◆ **Listing**:

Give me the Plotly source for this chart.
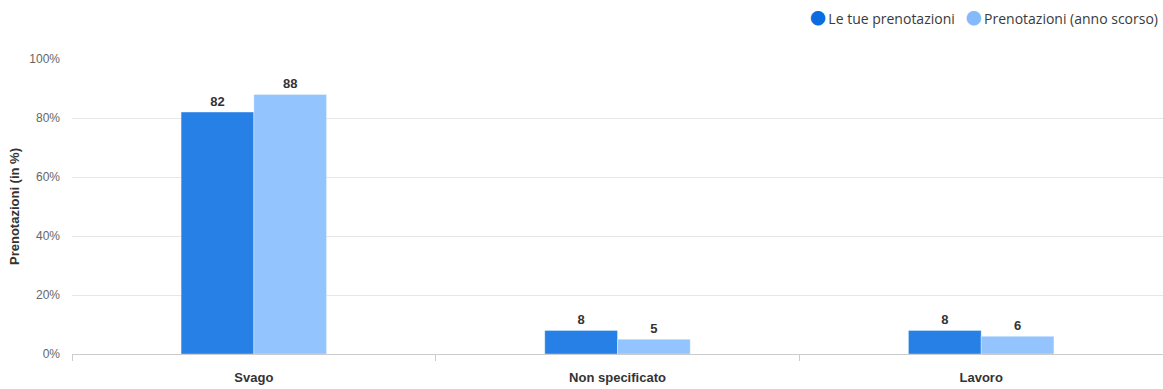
import plotly.graph_objects as go

categories = ["Svago", "Non specificato", "Lavoro"]
series_names = ["Le tue prenotazioni", "Prenotazioni (anno scorso)"]
yours = [82, 8, 8]
last_year = [88, 5, 6]
y_ticks = [0, 20, 40, 60, 80, 100]
y_tick_labels = ["0%", "20%", "40%", "60%", "80%", "100%"]

bar_colors = ["#2680E6", "#93C4FD"]
legend_colors = ["#0B6BE0", "#84B9FB"]

fig = go.Figure()
for name, vals, col in zip(series_names, [yours, last_year], bar_colors):
    fig.add_trace(go.Bar(
        x=categories, y=vals, name=name, showlegend=False,
        marker=dict(color=col, line=dict(color="rgba(255,255,255,0.35)", width=1)),
        text=[str(v) for v in vals], textposition="outside",
        textfont=dict(family="Liberation Sans, Arial", size=13, color="#333333"),
        texttemplate="<b>%{text}</b>", cliponaxis=False,
    ))

# legend rendered as text with coloured dots
legend_parts = []
for name, col in zip(series_names, legend_colors):
    legend_parts.append(
        "<span style=\"color:%s;font-family:'Noto Sans CJK JP';font-size:16px\">●</span>&#8201;%s"
        % (col, name))
legend_text = "&nbsp;&nbsp;&nbsp;".join(legend_parts)
fig.add_annotation(
    text=legend_text, xref="paper", yref="paper", x=1, y=1,
    xanchor="right", yanchor="middle", xshift=-3, yshift=42, showarrow=False,
    font=dict(family="Open Sans, Noto Sans", size=14, color="#3a3a3a"),
)

fig.update_layout(
    width=1163, height=389,
    margin=dict(l=72, r=0, t=59, b=35),
    paper_bgcolor="white", plot_bgcolor="white",
    barmode="group", bargap=0.6, bargroupgap=0,
    showlegend=False,
    xaxis=dict(
        tickson="boundaries", ticks="outside", ticklen=6, tickcolor="#cccccc",
        showline=True, linecolor="#cccccc", linewidth=1,
        tickfont=dict(family="Liberation Sans, Arial", size=13, color="#333333"),
        tickvals=categories, ticktext=["<b>%s</b>" % c for c in categories],
        showgrid=False, ticklabelstandoff=11,
    ),
    yaxis=dict(
        range=[0, 100], tickvals=y_ticks, ticktext=y_tick_labels,
        gridcolor="#e6e6e6", zeroline=False,
        tickfont=dict(family="Liberation Sans, Arial", size=12, color="#666666"),
        title=dict(text="<b>Prenotazioni (in %)</b>",
                   font=dict(family="Liberation Sans, Arial", size=13, color="#333333"),
                   standoff=6),
        ticklabelstandoff=11,
    ),
)
fig.write_html("out.html")
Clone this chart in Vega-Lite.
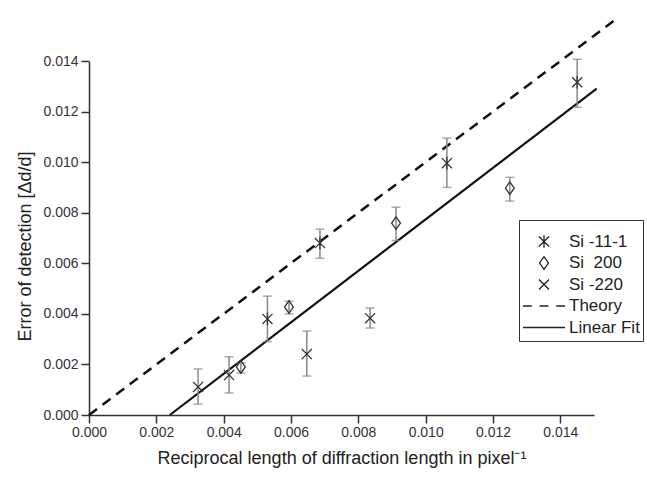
{
  "$schema": "https://vega.github.io/schema/vega-lite/v6.json",
  "width": 505,
  "height": 354,
  "autosize": {"type": "none"},
  "padding": {"left": 89, "top": 61, "right": 53, "bottom": 62},
  "background": "white",
  "config": {
    "view": {"stroke": null},
    "font": "Liberation Sans",
    "axis": {
      "grid": false,
      "domainColor": "#333",
      "domainWidth": 1.5,
      "tickColor": "#333",
      "tickWidth": 1.5,
      "labelFont": "Liberation Sans",
      "labelFontSize": 14,
      "labelColor": "#333",
      "labelOverlap": false,
      "labelFlush": false,
      "titleFont": "Liberation Sans",
      "titleFontSize": 18,
      "titleFontWeight": "normal",
      "titleColor": "#222"
    }
  },
  "datasets": {
    "pts": [
      {"series": "Si -11-1", "x": 0.0053, "y": 0.0038, "lo": 0.0029, "hi": 0.0047},
      {"series": "Si -11-1", "x": 0.00686, "y": 0.0068, "lo": 0.0062, "hi": 0.00735},
      {"series": "Si -11-1", "x": 0.01063, "y": 0.00996, "lo": 0.009, "hi": 0.01095},
      {"series": "Si -11-1", "x": 0.0145, "y": 0.01316, "lo": 0.01217, "hi": 0.01407},
      {"series": "Si\u00a0\u00a0200", "x": 0.00451, "y": 0.0019, "lo": 0.00166, "hi": 0.00206},
      {"series": "Si\u00a0\u00a0200", "x": 0.00594, "y": 0.00427, "lo": 0.004, "hi": 0.0045},
      {"series": "Si\u00a0\u00a0200", "x": 0.00912, "y": 0.00759, "lo": 0.0069, "hi": 0.00822},
      {"series": "Si\u00a0\u00a0200", "x": 0.0125, "y": 0.00897, "lo": 0.00846, "hi": 0.0094},
      {"series": "Si -220", "x": 0.00324, "y": 0.00111, "lo": 0.00043, "hi": 0.00182},
      {"series": "Si -220", "x": 0.00416, "y": 0.00158, "lo": 0.00087, "hi": 0.0023},
      {"series": "Si -220", "x": 0.00647, "y": 0.00241, "lo": 0.00154, "hi": 0.00332},
      {"series": "Si -220", "x": 0.00835, "y": 0.00383, "lo": 0.00344, "hi": 0.00423}
    ],
    "theory": [
      {"x": 0, "y": 0},
      {"x": 0.0157, "y": 0.0157}
    ],
    "fit": [
      {"x": 0.0024, "y": 0},
      {"x": 0.01508, "y": 0.01291}
    ]
  },
  "layer": [
    {
      "data": {"name": "theory"},
      "mark": {"type": "line", "color": "#111", "strokeWidth": 2.5, "strokeDash": [10, 7], "clip": false},
      "encoding": {
        "x": {
          "field": "x", "type": "quantitative",
          "title": "Reciprocal length of diffraction length in pixel\u207b\u00b9",
          "scale": {"domain": [0, 0.015], "nice": false, "zero": false},
          "axis": {
            "values": [0, 0.001, 0.002, 0.003, 0.004, 0.005, 0.006, 0.007, 0.008, 0.009, 0.01, 0.011, 0.012, 0.013, 0.014, 0.015],
            "labelExpr": "round(datum.value*1000) % 2 === 0 ? format(datum.value, '.3f') : ''",
            "tickSize": {"condition": {"test": "round(datum.value*1000) % 2 === 0", "value": 8}, "value": 4},
            "labelPadding": 2,
            "titlePadding": 10
          }
        },
        "y": {
          "field": "y", "type": "quantitative",
          "title": "Error of detection [\u0394d/d]",
          "scale": {"domain": [0, 0.014], "nice": false, "zero": false},
          "axis": {
            "values": [0, 0.001, 0.002, 0.003, 0.004, 0.005, 0.006, 0.007, 0.008, 0.009, 0.01, 0.011, 0.012, 0.013, 0.014],
            "labelExpr": "round(datum.value*1000) % 2 === 0 ? format(datum.value, '.3f') : ''",
            "tickSize": {"condition": {"test": "round(datum.value*1000) % 2 === 0", "value": 8}, "value": 4},
            "labelPadding": 3,
            "titlePadding": 8,
            "titleY": 185
          }
        }
      }
    },
    {
      "data": {"name": "fit"},
      "mark": {"type": "line", "color": "#111", "strokeWidth": 2.2},
      "encoding": {
        "x": {"field": "x", "type": "quantitative", "title": "Reciprocal length of diffraction length in pixel\u207b\u00b9"},
        "y": {"field": "y", "type": "quantitative", "title": "Error of detection [\u0394d/d]"}
      }
    },
    {
      "data": {"name": "pts"},
      "mark": {"type": "errorbar", "color": "#888", "thickness": 1.5, "ticks": {"size": 9, "thickness": 1.5, "color": "#888"}},
      "encoding": {
        "x": {"field": "x", "type": "quantitative", "title": "Reciprocal length of diffraction length in pixel\u207b\u00b9"},
        "y": {"field": "lo", "type": "quantitative", "title": "Error of detection [\u0394d/d]"},
        "y2": {"field": "hi"}
      }
    },
    {
      "data": {"name": "pts"},
      "mark": {"type": "point", "filled": false, "size": 1764, "stroke": "#333", "strokeWidth": 1.3, "opacity": 1},
      "encoding": {
        "x": {"field": "x", "type": "quantitative", "title": "Reciprocal length of diffraction length in pixel\u207b\u00b9"},
        "y": {"field": "y", "type": "quantitative", "title": "Error of detection [\u0394d/d]"},
        "shape": {
          "field": "series", "type": "nominal",
          "scale": {
            "domain": ["Si -11-1", "Si\u00a0\u00a0200", "Si -220", "Theory", "Linear Fit"],
            "range": [
              "M-0.24,-0.24L0.24,0.24M-0.24,0.24L0.24,-0.24M0,-0.3L0,0.3",
              "M0,-0.3L0.21,0L0,0.3L-0.21,0Z",
              "M-0.24,-0.24L0.24,0.24M-0.24,0.24L0.24,-0.24",
              "M-1,0H-0.58M-0.21,0H0.21M0.58,0H1",
              "M-1,0H1"
            ]
          },
          "legend": {
            "orient": "none",
            "legendX": 430,
            "legendY": 159,
            "title": " ",
            "titleFontSize": 6,
            "titlePadding": 2,
            "padding": 3,
            "strokeColor": "#333",
            "fillColor": "white",
            "symbolSize": 1764,
            "symbolStrokeColor": "#222",
            "symbolFillColor": "transparent",
            "symbolStrokeWidth": 1.3,
            "labelFont": "Liberation Sans",
            "labelFontSize": 17,
            "labelColor": "#222",
            "labelOffset": 3,
            "labelLimit": 400,
            "clipHeight": 21,
            "rowPadding": 0.5,
            "encode": {
              "symbols": {
                "update": {
                  "strokeWidth": {"signal": "datum.value === 'Theory' || datum.value === 'Linear Fit' ? 2.2 : 1.3"}
                }
              }
            }
          }
        }
      }
    }
  ]
}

◆ **Objective**: Can the lines from the start of the records through the line with "import plotly.graph_objects as go" be given again exactly, with the pictures left out?

◆ **Correct response**:
Give me the Plotly source for this chart.
import plotly.graph_objects as go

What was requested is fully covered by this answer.